As I age I find myself revisiting some of the places, books and music that shaped me. It's not an exercise in nostalgia, but rather, a process of examining those fixtures that have dwelt on the shelves of my memory for so long that I've stopped seeing them.
I wipe off the dust and hold them to the light - "The Grapes of Wrath," "Ragtime," "The Bluest Eye," Aretha's 1967 album, "I Never Loved a Man the Way I Love You" - to see what still resonates.
Sometimes a once-beloved work feels like a relic, like a junior high yearbook autographed with the names of people I no longer remember. Other times, I find myself understanding and appreciating it in new ways.

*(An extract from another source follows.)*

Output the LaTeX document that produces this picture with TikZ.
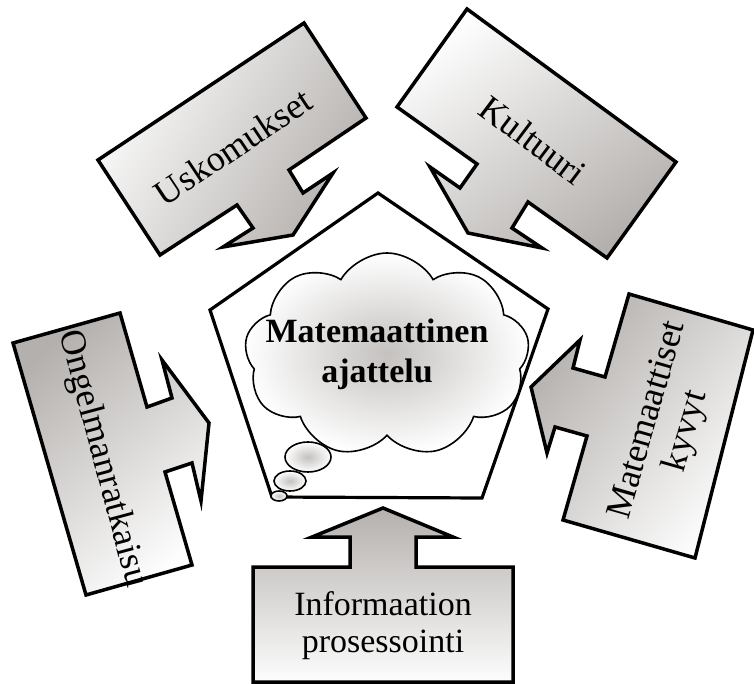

That's the case with Joni Mitchell's "A Case of You."
When Diana Krall sings it live in Paris, she takes six-and-a-half-minutes. Slow and ruminative, in her hands and husky voice, the song is a sort of memory play, where the singer seems to float in the past, then jolt back to the present, to directly, intimately address her "darling."
James Blake's version takes just under three minutes. He sings as if he is perched on a bar stool, clinging to the counter to stay upright, fragile and frantic, speeding through a desperately lucid account of what happened just before "love got lost."
The Staves, captured in a hallway while warming up their voices, perform it a cappella. "If you want me I'll be in the bar," they sing in a three-part harmony that transforms the lyric's tossed off annoyance, into a line of gorgeous complexity.
And now, nearly 50 years after it was released on "Blue," one of the best singer/songwriter albums of all time, I can still confidently assert that "A Case of You" is one of the best love songs ever written. The quantitative evidence of that can be found in the fact that there are over 300 known cover versions of it; 300 artists who found something in its distinctive melody or conversational lyrics that they felt they could make their own.
But it's not the number of versions that makes this song so enduring. It speaks to each new generation of singers because of the feeling it evoked in me, even when I was a moony teenager, driven by inchoate longings, knowing that there were insights still well beyond my reach. This is a love song by and about grown-ups.
It begins with a spat:
Just before our love got lost you said
I am as constant as a northern star and I said,
Constantly in the darkness
Where's that at?
If you want me I'll be in the bar
But as she sits doodling on a cartoon coaster, the song quickly evolves into a sorrowful consideration of a love that is deep, true and insufficient.
There's no giddiness here. Unlike practically every pop song that came before it, in this one, love is not an intoxicant. Quite the opposite, in fact:
I could drink a case of you darling and I would
Still be on my feet
Oh I would still be on my feet
Some understand those lines to say that she can't get too much of her lover (variously speculated to be Graham Nash or Leonard Cohen). But what I hear all these years later - and the interpretation I prefer - is that with the clarity generated by time and age, she can drink him in, savor him and still be sober enough to clearly see him.
Then the song briefly brings in a third character - her lover's mother, perhaps, or sister, a woman:
I met a woman
She had a mouth like yours, she knew your life
She knew your devils and your deeds and she said
"Go to him
stay with him if you can
But be prepared to bleed"
She speaks with knowledge borne of time, offering counsel that is nuanced and wise. Has any love song, before or since, quoted a prospective in-law? No, that's only something that a songwriter concerned with truth would dare to do.
Joni's rendition of the song changed; it seemed to mature as she did. Listen to this live version, performed when she was 40, over a decade after "Blue" was released, and you hear not just a voice made huskier and sexier from 12 more years of smoking, but an even greater confidence to alter the rhythm and infuse the melody with the jazz colors that had been infusing her musical palate.
The only version I love as much as that one, of course, is Prince's. Leave it to him to evoke holy wine coursing through the blood, to marry sexy to sacred, and find ecstasy in what started out as a hammer dulcimered folk song. He sings in a delicate falsetto skimming over gospel piano chords, occasionally dropping to a lower register. And then, with a fearless restlessness, he segues into a pure funk riff to close out the song, bounding off to a new adventure. I have to believe that Joni loved it.
I've been asking myself why I'm writing about this song now. I think the answer is disarmingly slight. After more than 40 years of marriage, I think I've learned its truth. Good, complex, enduring love makes you insatiable but sturdy.
I've learned that from my husband more than from "A Case of You." But Mitchell's songs remain my lifelong companions, my provocations, my speed bumps, my streetlights. Without knowing it, Joni, "part of you pours out of me in these lines from time to time."